Billionaire Alisher Usmanov, who made more than $1 billion investing in Facebook Inc., is now avoiding the U.S. and focusing on China, where the company holds stakes in online-commerce companies.
The valuations of U.S. technology companies are too high to justify making new investments, Ivan Streshinskiy, chief executive officer of the company that manages Usmanov’s assets, USM Advisors LLC, said in an interview at Bloomberg’s headquarters in New York.
“We’re not investing in the U.S. at the moment,” Streshinskiy said. “People got used to these huge multiples, often forgetting about the basic fundamentals of the business.”
The Uzbekistan-born Usmanov, 59, emerged as Russia’s richest man this year following a shift from commodities to technology. After backing successful Web services in Russia, Usmanov is seeking companies in other growth markets that can benefit from the spread of Internet-connected mobile devices.
“When you are doing even something small for China, it’s really big on a global scale,” said Streshinskiy, 43. USM owns stakes in Alibaba Group Holding Ltd. and 360buy Jingdong Mall, two e-commerce companies that fit into Usmanov’s strategy of holding companies and profiting when they go public.
Usmanov, worth $17.2 billion, has invested in the companies through Digital Sky Technologies, a fund run by Mail.ru Group Ltd. co-founder Yuri Milner. Usmanov has relied on Milner for his Internet investments since 2008.

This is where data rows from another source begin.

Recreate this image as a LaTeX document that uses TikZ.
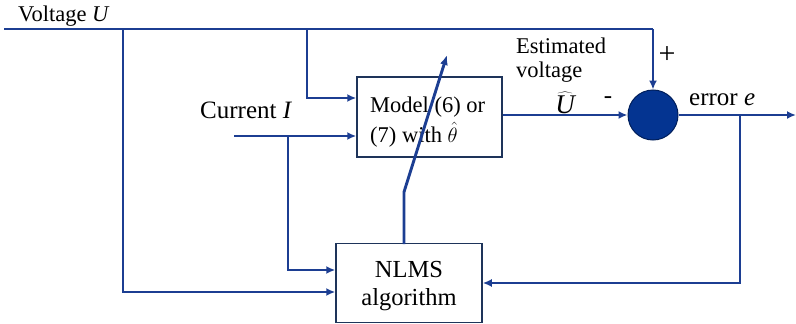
\documentclass[tikz,border=0pt]{standalone}
\usepackage{fontspec}
\setmainfont{Liberation Serif}
\usetikzlibrary{arrows.meta,calc}
\definecolor{linec}{RGB}{28,62,146}
\definecolor{boxc}{RGB}{30,52,90}
\definecolor{sumfill}{RGB}{4,52,145}
\definecolor{sumdraw}{RGB}{0,30,90}
\begin{document}
\begin{tikzpicture}[x=1pt,y=1pt,
  sig/.style={draw=linec,line width=2.9pt},
  arr/.style={sig,-{Latex[length=9pt,width=8pt]}},
  blk/.style={draw=boxc,line width=1.5pt,rectangle,inner sep=0pt},
  lbl/.style={inner sep=0pt,font=\fontsize{25}{28}\selectfont},
  slbl/.style={inner sep=0pt,font=\fontsize{22.5}{24}\selectfont}]
\useasboundingbox (0,0) rectangle (796,-324);
% blocks
\node[blk,minimum width=145,minimum height=80] (model) at (429.5,-117) {};
\node[inner sep=0pt,anchor=base west,align=left,font=\fontsize{22.5}{30}\selectfont] (modeltxt) at (370,-142) {Model (6) or\\(7) with $\hat{\theta}$};
\node[blk,minimum width=146,minimum height=79] (nlms) at (409,-283) {};
\node[inner sep=0pt,anchor=base,align=center,font=\fontsize{24.5}{28}\selectfont] (nlmstxt) at (409,-305) {NLMS\\algorithm};
\node[circle,fill=sumfill,draw=sumdraw,line width=1pt,minimum size=50,inner sep=0pt] (sum) at (653,-115) {};
% coordinates
\coordinate (vin) at (4,-29);
\coordinate (j1) at (123,-29);
\coordinate (j2) at (307,-29);
\coordinate (vc) at (653,-29);
\coordinate (cin) at (234,-136);
\coordinate (j3) at (288,-136);
\coordinate (eout) at (796,-115);
\coordinate (j4) at (740,-115);
\coordinate (t0) at (404,-244);
\coordinate (t1) at (404,-192);
\coordinate (t2) at (447,-55);
% voltage line
\draw[sig] (vin) -- (vc);
\draw[arr] (vc) -- (sum.north);
\draw[arr] (j1) |- ($(nlms.west)+(0,-9)$);
\draw[arr] (j2) |- ($(model.west)+(0,19)$);
% current
\draw[arr] (cin) -- (cin -| model.west);
\draw[arr] (j3) |- ($(nlms.west)+(0,13)$);
% model output
\draw[arr] (model.east |- sum.west) -- (sum.west);
\draw[arr] (sum.east) -- (eout);
\draw[arr] (j4) |- (nlms.east);
% adjustment arrow
\draw[sig,-{Latex[length=10pt,width=8pt]}] (t0) -- (t1) -- (t2);
% labels
\node[slbl,anchor=base west] (lv) at (18,-21) {Voltage \textit{U}};
\node[lbl,anchor=base west] (lc) at (200,-118) {Current \textit{I}};
\node[slbl,anchor=base west,align=left] (le) at (516,-77) {Estimated\\voltage};
\node[inner sep=0pt,anchor=base,font=\fontsize{27}{28}\selectfont] (lu) at (565,-113) {$\widehat{\textit{U}}$};
\node[lbl] (lm) at (608,-100) {-};
\node[inner sep=0pt,font=\fontsize{30}{30}\selectfont] (lp) at (667,-55) {+};
\node[lbl,anchor=base west] (lerr) at (689,-105) {error \textit{e}};
\end{tikzpicture}
\end{document}
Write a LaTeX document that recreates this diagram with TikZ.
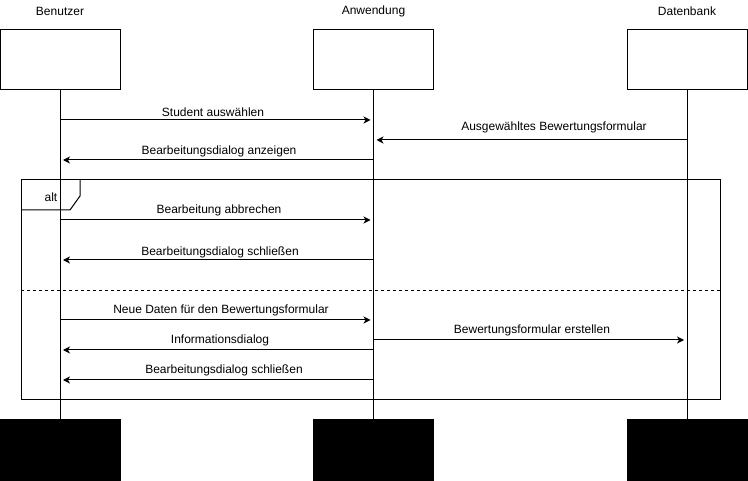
\documentclass[tikz,border=0pt]{standalone}
\usepackage{fontspec}
\setmainfont{Liberation Sans}
\usetikzlibrary{arrows.meta,positioning}

\tikzset{
    head/.style={draw, line width=1pt, minimum width=120pt, minimum height=60pt, inner sep=0pt},
    tail/.style={head, fill=black},
    life/.style={line width=1pt},
    msg/.style={line width=1pt, -{Stealth[length=7pt,width=7pt,inset=2pt]}, shorten >=3pt},
    lbl/.style={font=\fontsize{12pt}{14pt}\selectfont, inner sep=1pt},
}

\begin{document}
\begin{tikzpicture}[x=1pt, y=-1pt]
        \useasboundingbox (0,0) rectangle (748,481);

        % lifeline heads
        \node[lbl] (benT) at (60,11) {Benutzer};
        \node[lbl] (anwT) at (373.5,11) {Anwendung};
        \node[lbl] (datT) at (687,11) {Datenbank};
        \node[head] (ben) at (60,60) {};
        \node[head] (anw) at (373.5,60) {};
        \node[head] (dat) at (687,60) {};
        \node[tail] (benE) at (60,450) {};
        \node[tail] (anwE) at (373.5,450) {};
        \node[tail] (datE) at (687,450) {};
        \draw[life] (ben) -- (benE);
        \draw[life] (anw) -- (anwE);
        \draw[life] (dat) -- (datE);

        % alt frame
        \draw[line width=1pt] (21,180) rectangle (720,400);
        \draw[line width=1pt] (21,210) -- (70,210) -- (80,196) -- (80,180);
        \node[lbl] (alt) at (51,197) {alt};
        \draw[line width=1pt, dash pattern=on 3pt off 3pt] (21,291) -- (720,291);

        % message heights
        \coordinate (m1) at (0,120);
        \coordinate (m2) at (0,140);
        \coordinate (m3) at (0,160);
        \coordinate (m4) at (0,220);
        \coordinate (m5) at (0,260);
        \coordinate (m6) at (0,320);
        \coordinate (m7) at (0,340);
        \coordinate (m8) at (0,350);
        \coordinate (m9) at (0,380);

        \draw[msg] (ben |- m1) -- (anw |- m1);
        \node[lbl] (l1) at (213,112) {Student auswählen};
        \draw[msg] (dat |- m2) -- (anw |- m2);
        \node[lbl] (l2) at (554,127) {Ausgewähltes Bewertungsformular};
        \draw[msg] (anw |- m3) -- (ben |- m3);
        \node[lbl] (l3) at (219,151) {Bearbeitungsdialog anzeigen};

        \draw[msg] (ben |- m4) -- (anw |- m4);
        \node[lbl] (l4) at (219,210) {Bearbeitung abbrechen};
        \draw[msg] (anw |- m5) -- (ben |- m5);
        \node[lbl] (l5) at (220,252) {Bearbeitungsdialog schließen};

        \draw[msg] (ben |- m6) -- (anw |- m6);
        \node[lbl] (l6) at (221,310) {Neue Daten für den Bewertungsformular};
        \draw[msg] (anw |- m7) -- (dat |- m7);
        \node[lbl] (l7) at (532,330) {Bewertungsformular erstellen};
        \draw[msg] (anw |- m8) -- (ben |- m8);
        \node[lbl] (l8) at (220,340) {Informationsdialog};
        \draw[msg] (anw |- m9) -- (ben |- m9);
        \node[lbl] (l9) at (224,370) {Bearbeitungsdialog schließen};
    \end{tikzpicture}
\end{document}
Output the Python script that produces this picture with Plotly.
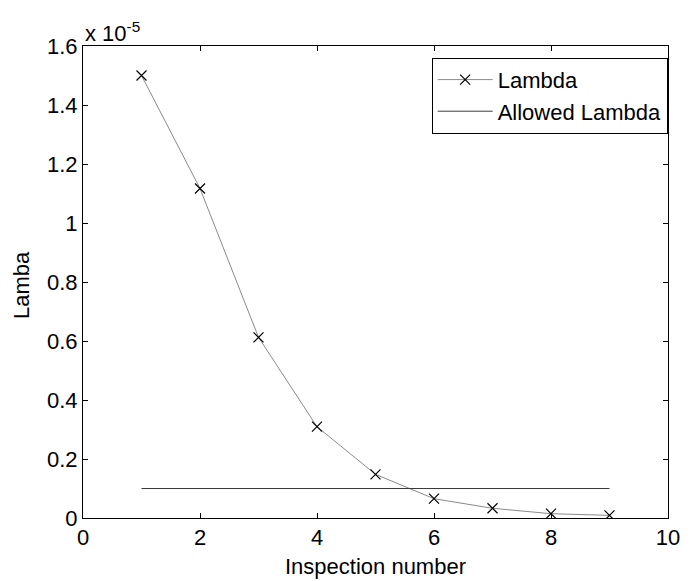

Usmanov’s telecommunications, Internet and media assets account for more than half of his fortune, according to Bloomberg Billionaires Index. The rest comes from his iron-ore producer Metalloinvest, 4 percent of Russian miner OAO GMK Norilsk Nickel, 29.9 percent of the Arsenal Football Club and cash, including proceeds from the sale of Facebook shares.
The billionaire is particularly interested in e-commerce in China, Streshinskiy said. Alibaba Group, the country’s largest e-commerce company, was valued at $40 billion in September, when an investment group led by China Investment Corp. paid $2 billion to acquire a 5.6 percent stake, a person familiar with the matter said at the time.
Earlier this year, Alibaba repurchased a 20 percent stake in itself from Yahoo! Inc. ahead of a potential initial public offering. 360buy, meanwhile, said in June it won’t seek an IPO until 2013.
In Russia, Usmanov’s Mail.ru Internet company may consider selling its 40 percent of VKontakte, the country’s most popular social network, Streshinskiy said. VKontakte leads the market, followed by Moscow-based Mail.ru’s Odnoklassniki and My World.
Closely held VKontakte, run by programmer Pavel Durov who started the site in 2006, will thrive only if it continues to be led by its founder, Streshinskiy said.
“This social network can be only successful when it’s run by the young energetic founder Pavel Durov,” Streshinskiy said. “Boosting the stake and pushing Pavel to be part of a corporation such as Mail.ru may be counter-productive.”
Mail.ru has tried to boost its stake in St. Petersburg-based VKontakte to cement its dominance of the Russian social-networking market, people familiar with the matter said in October. Mail.ru gaining control of VKontakte would mean Usmanov has the three largest social-networking services in Russia, each with more users than Facebook has in the country.
Vyacheslav Mirilashvili and Lev Leviev, who provided funds to Durov to start VKontakte, have no plans to sell their combined 48 percent stake, Leviev said in October.
VKontakte was valued at $1.5 billion based on Mail.ru’s purchase of 7.44 percent of the company for $112 million last year. The St. Petersburg-based social networking site shelved a planned initial public offering in May after Facebook shares plunged following its IPO.
When Usmanov acquired a Facebook stake in 2009, his fund persuaded founder Mark Zuckerberg to sell by giving up its voting rights. Usmanov and Milner bought about 10 percent of Facebook when the company was valued at $6 billion to $10 billion, Usmanov told Russian TV channel Rossiya 24 this year. Usmanov sold about a third of his holdings in Facebook’s May IPO for about $1.4 billion, according to data compiled by Bloomberg.
After additional selling, Usmanov has about a third of his Facebook investment left, and he can’t sell that stake until May because of a lockup restriction, Streshinskiy said.
Usmanov has been selling his stakes in Groupon Inc. and Zynga Inc. as well. This year, Usmanov also gained control of Russia’s second-largest mobile-phone operator OAO MegaFon, which raised $1.7 billion in an IPO in London last month.
Asked whether Usmanov will sell the remainder of his Facebook stock when the lockup expires, Streshinskiy said, “We’ll see.” The shares have fallen 28 percent since the IPO amid concern that the company isn’t increasing sales from mobile advertising quickly enough.
“They have a brilliant team,” Streshinskiy said. “They can have a bright future.”